By equilibrium condition 5, we implement goods market clear condition and get

\[\begin{aligned} \frac{r_t}{w_t} =\ &\frac{f_K(K,L)}{f_L(K,L)}\\ C(x(t)) + G_t + \dot{A}_t =\ &e^{\epsilon_t}\cdot f(K,L) + f(B_t,L') \end{aligned}\] \[\Longrightarrow\quad \begin{aligned} 0 &= r_t f_L(K, L) - w_t f_K(K, L)\\ 0 &= e^{\epsilon_t}\cdot f(K,L) + f(B_t,L') - C(x(t)) - G_t - \dot{A}_t \end{aligned}\]

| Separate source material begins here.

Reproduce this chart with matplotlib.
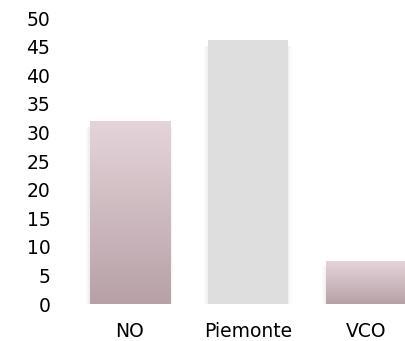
import numpy as np
import matplotlib
matplotlib.use('Agg')
import matplotlib.pyplot as plt
from matplotlib.colors import LinearSegmentedColormap

categories = ['NO', 'Piemonte', 'VCO']
values = [32, 46.2, 7.4]
yticks = [0, 5, 10, 15, 20, 25, 30, 35, 40, 45, 50]

pink = LinearSegmentedColormap.from_list('pink', ['#b7a1a7', '#e4d4d9'])
grey = '#dedede'

plt.rcParams['font.family'] = ['DejaVu Sans']

fig = plt.figure(figsize=(4.06, 3.41), dpi=100)
ax = fig.add_axes([0.172, 0.1085, 0.828, 0.8385])

x = np.arange(len(categories))
width = 0.68
bars = ax.bar(x, values, width=width, color=['none', grey, 'none'], zorder=3)

grad = np.linspace(0, 1, 256).reshape(-1, 1)
for i, b in enumerate(bars):
    x0, w, h = b.get_x(), b.get_width(), b.get_height()
    # faint shadow along the sides
    for k, a in zip([0.03, 0.02, 0.01], [0.03, 0.04, 0.05]):
        ax.add_patch(plt.Rectangle((x0 - k, 0), w + 2 * k, h - 1.0,
                                   color='#888888', alpha=a, lw=0, zorder=2))
    if i != 1:
        ax.imshow(grad, cmap=pink, aspect='auto', origin='lower',
                  extent=(x0, x0 + w, 0, h), zorder=3)

ax.set_xlim(-0.508, 2.34)
ax.set_ylim(0, 50)
ax.set_yticks(yticks)
ax.set_xticks(x)
ax.set_xticklabels(categories)
ax.tick_params(length=0, labelsize=13.5, colors='#000000')
ax.tick_params(axis='y', pad=14)
ax.tick_params(axis='x', pad=13)
for s in ax.spines.values():
    s.set_visible(False)

fig.savefig('out.png', dpi=100)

Thus we can get the analytic solution of $K$ and $L$,

\[\begin{aligned} K(x(t),G_t,\epsilon_t) &= e^{-\epsilon_t}\cdot\frac{C_t + G_t + \dot{A}_t - f(B_t,L'_t)}{\left(\frac{r_t}{w_t}\frac{1-\alpha}{\alpha}\right)^{1-\alpha}}\\ L(x(t),G_t,\epsilon_t) &= \frac{r_t}{w_t}\frac{1-\alpha}{\alpha}K(x(t),G_t,\epsilon_t) \end{aligned}\]

Then, by equilibrium condition 1 we can determine the equilibrium $r_t$ and $w_t$, given $x(t-h)$, $A_t$, $B_t$ $G_t$ and $\epsilon_t$.

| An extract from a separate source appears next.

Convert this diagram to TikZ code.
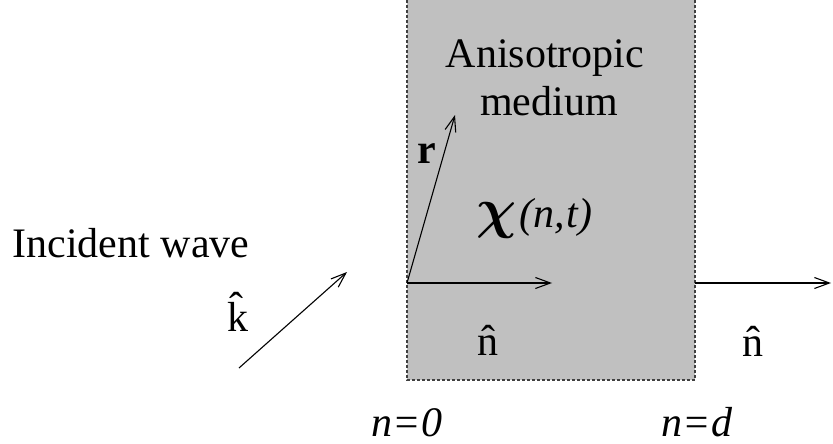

\[\begin{aligned} 0 &= h^{2}(x(t),A_t,B_t,G_t,\epsilon_t) = L^s(x(t)) - L(x(t),G_t,\epsilon_t) - L'(w_t,B_t) \\ 0 &= h^{1}(x(t),A_t,B_t,G_t,\epsilon_t) = A_t - K(x(t),G_t,\epsilon_t) - B_t \end{aligned}\]

And finally, according to equilibrium condition 3 and 6 we need to update the value of state variables, from $A_{t}$ and $B_{t}$ into $A_{t+h}$ into $B_{t+h}$.

Reference

Barro, Robert J (1974). Are Government Bonds Net Wealth? Journal of Political Economy. 82(6): 1095-1117. Retrived from: http://www.jstor.org/stable/1830663

Barro, Robert J (1979). On the determination of the public debt. Journal of Political Economy. 87(5): 940-971.doi: 10.1086/260807

Barro, Robert J (1999). Notes On Optimal Debt Management. Journal of Applied Economics, v2(2,Nov), 282-290. Retrived from: https://www.nber.org/papers/w5327

Battaglini, Marco & Coate, Stephen (2008). A Dynamic Theory of Public Spending, Taxation, and Debt, American Economic Review, vol. 98(1). 201-36. doi: 10.1257/aer.98.1.201

Chatterjee, Santanu & Turnovsky, Stephen J. (2012). Infrastructure and inequality. European Economic Review. 56(8). 1730-1745. doi: 10.1016/j.euroecorev.2012.08.003

Chatterjee, Santanu & Gibson, John & Rioja, Felix (2017). Optimal public debt redux. Journal of Economic Dynamics and Control. 83. 162-174. doi: 10.1016/j.jedc.2017.08.005

Flodén, Martin (2001). The effectiveness of government debt and transfers as insurance. Journal of Monetary Economics. 48(1). 81-108. doi: 10.1016/S0304-3932(01)00064-2

Peterman, William B. & Sager, Erick (2018). Optimal Public Debt with Life Cycle Motives. Finance and Economics Discussion Series 2018-028. Washington: Board of Governors of the Federal Reserve System, doi: 10.17016/FEDS.2018.028.